*The task*: In the entries that follow, the first line to write out is the one containing "Convert this diagram to TikZ code.", and the last is the one containing "(pipetxt) at (398,208)". Reproduce that stretch exactly, with nothing before or after it.

start

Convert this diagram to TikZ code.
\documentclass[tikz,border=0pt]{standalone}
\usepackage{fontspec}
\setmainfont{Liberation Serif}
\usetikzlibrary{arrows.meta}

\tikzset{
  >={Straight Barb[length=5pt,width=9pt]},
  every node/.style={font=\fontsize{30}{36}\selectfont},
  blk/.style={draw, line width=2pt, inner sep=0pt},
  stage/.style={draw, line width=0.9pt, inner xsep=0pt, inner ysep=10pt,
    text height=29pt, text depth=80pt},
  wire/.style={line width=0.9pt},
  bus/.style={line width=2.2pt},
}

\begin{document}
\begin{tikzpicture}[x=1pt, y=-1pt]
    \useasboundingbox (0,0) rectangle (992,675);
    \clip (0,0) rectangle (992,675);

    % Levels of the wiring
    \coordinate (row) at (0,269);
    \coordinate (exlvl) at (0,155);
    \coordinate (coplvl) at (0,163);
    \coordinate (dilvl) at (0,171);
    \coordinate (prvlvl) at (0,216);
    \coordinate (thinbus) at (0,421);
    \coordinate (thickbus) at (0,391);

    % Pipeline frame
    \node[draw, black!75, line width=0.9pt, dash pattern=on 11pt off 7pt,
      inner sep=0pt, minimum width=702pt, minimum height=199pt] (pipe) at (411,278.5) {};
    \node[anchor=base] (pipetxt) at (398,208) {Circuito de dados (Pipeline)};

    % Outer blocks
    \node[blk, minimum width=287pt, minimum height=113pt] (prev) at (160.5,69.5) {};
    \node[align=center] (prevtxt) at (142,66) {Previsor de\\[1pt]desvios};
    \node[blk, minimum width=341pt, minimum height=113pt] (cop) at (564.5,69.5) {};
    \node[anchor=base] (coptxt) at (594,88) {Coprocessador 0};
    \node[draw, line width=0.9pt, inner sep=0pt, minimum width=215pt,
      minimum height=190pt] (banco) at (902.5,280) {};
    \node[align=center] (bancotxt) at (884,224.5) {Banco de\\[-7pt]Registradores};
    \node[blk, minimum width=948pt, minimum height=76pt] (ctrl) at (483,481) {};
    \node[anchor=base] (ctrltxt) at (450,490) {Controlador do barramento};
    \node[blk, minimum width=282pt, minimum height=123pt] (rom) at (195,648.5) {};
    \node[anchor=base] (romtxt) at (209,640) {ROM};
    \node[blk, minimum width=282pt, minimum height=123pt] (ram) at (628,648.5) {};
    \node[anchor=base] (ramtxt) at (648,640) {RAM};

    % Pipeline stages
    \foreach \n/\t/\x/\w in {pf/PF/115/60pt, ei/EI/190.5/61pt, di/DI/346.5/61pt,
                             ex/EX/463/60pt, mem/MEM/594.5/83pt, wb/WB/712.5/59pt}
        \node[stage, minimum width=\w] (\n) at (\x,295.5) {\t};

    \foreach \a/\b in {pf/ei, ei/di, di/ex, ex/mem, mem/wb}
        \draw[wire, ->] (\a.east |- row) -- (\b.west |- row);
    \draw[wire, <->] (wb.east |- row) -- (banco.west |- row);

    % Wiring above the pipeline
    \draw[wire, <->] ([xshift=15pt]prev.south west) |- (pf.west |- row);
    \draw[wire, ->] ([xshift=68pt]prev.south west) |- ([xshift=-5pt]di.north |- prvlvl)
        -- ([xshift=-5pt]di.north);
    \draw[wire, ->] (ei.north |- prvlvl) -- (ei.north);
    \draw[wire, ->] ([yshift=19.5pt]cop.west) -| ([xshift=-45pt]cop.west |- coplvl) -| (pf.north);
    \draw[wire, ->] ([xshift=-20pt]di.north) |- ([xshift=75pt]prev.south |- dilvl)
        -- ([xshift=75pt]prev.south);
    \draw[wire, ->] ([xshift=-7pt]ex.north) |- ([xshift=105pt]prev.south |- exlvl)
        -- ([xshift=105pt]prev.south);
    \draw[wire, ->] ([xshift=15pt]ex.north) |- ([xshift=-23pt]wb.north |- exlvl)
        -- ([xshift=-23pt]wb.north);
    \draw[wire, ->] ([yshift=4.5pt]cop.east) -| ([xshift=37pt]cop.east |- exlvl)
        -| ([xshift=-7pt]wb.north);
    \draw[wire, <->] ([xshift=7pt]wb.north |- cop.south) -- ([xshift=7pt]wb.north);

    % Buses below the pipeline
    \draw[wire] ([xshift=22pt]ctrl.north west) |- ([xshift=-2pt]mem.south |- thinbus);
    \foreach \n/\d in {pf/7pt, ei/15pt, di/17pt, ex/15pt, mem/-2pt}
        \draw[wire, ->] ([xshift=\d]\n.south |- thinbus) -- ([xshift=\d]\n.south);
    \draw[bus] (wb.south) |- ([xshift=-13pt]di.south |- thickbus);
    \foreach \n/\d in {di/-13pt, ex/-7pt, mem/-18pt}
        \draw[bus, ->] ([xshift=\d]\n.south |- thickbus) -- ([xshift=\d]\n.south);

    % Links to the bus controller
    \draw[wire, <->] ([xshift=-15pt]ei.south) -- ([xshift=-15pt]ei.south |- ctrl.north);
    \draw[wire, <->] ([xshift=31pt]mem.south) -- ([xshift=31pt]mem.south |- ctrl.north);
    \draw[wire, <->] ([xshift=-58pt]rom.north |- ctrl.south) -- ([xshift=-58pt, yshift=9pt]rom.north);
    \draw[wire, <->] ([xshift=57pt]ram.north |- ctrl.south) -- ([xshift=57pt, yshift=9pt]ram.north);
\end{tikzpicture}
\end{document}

end
start

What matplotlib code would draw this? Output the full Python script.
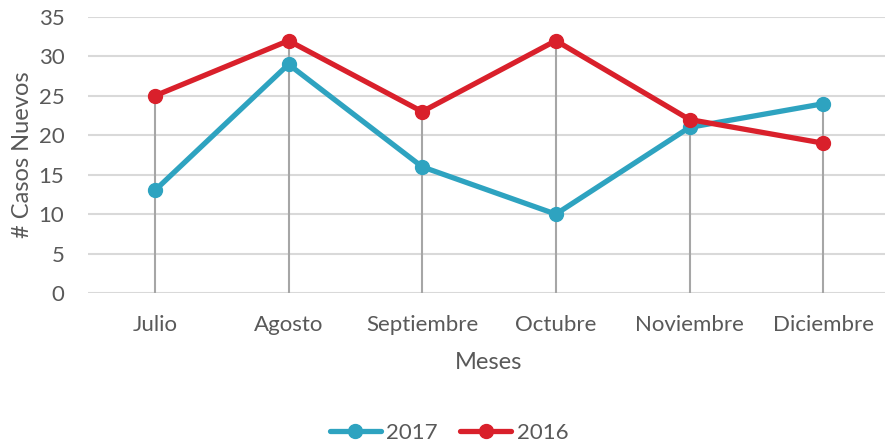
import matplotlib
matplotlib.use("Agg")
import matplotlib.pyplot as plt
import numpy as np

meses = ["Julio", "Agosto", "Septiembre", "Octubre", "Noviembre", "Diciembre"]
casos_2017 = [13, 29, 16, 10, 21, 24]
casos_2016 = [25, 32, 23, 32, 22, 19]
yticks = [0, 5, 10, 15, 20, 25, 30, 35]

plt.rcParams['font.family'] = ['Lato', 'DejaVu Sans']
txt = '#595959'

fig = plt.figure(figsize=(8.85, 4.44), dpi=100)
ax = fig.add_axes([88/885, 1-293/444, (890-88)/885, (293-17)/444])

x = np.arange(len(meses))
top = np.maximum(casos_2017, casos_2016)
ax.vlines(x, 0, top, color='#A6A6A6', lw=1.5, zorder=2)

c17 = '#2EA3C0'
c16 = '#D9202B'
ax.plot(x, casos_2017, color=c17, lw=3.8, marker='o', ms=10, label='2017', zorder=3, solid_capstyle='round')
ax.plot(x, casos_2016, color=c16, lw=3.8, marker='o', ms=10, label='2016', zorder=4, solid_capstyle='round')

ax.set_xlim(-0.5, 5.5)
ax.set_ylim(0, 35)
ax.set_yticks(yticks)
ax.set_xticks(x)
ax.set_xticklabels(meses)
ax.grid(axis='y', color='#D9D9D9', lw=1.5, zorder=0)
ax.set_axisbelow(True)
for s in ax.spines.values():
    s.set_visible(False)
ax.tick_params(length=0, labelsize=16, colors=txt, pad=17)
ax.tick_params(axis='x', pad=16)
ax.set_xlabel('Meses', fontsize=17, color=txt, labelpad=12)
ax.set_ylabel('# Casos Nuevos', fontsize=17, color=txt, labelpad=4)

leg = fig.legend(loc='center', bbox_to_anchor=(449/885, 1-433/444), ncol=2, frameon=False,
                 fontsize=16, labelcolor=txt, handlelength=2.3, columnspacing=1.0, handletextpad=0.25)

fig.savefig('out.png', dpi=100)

end

*Answer to this problem*:
Convert this diagram to TikZ code.
\documentclass[tikz,border=0pt]{standalone}
\usepackage{fontspec}
\setmainfont{Liberation Serif}
\usetikzlibrary{arrows.meta}

\tikzset{
  >={Straight Barb[length=5pt,width=9pt]},
  every node/.style={font=\fontsize{30}{36}\selectfont},
  blk/.style={draw, line width=2pt, inner sep=0pt},
  stage/.style={draw, line width=0.9pt, inner xsep=0pt, inner ysep=10pt,
    text height=29pt, text depth=80pt},
  wire/.style={line width=0.9pt},
  bus/.style={line width=2.2pt},
}

\begin{document}
\begin{tikzpicture}[x=1pt, y=-1pt]
    \useasboundingbox (0,0) rectangle (992,675);
    \clip (0,0) rectangle (992,675);

    % Levels of the wiring
    \coordinate (row) at (0,269);
    \coordinate (exlvl) at (0,155);
    \coordinate (coplvl) at (0,163);
    \coordinate (dilvl) at (0,171);
    \coordinate (prvlvl) at (0,216);
    \coordinate (thinbus) at (0,421);
    \coordinate (thickbus) at (0,391);

    % Pipeline frame
    \node[draw, black!75, line width=0.9pt, dash pattern=on 11pt off 7pt,
      inner sep=0pt, minimum width=702pt, minimum height=199pt] (pipe) at (411,278.5) {};
    \node[anchor=base] (pipetxt) at (398,208) {Circuito de dados (Pipeline)};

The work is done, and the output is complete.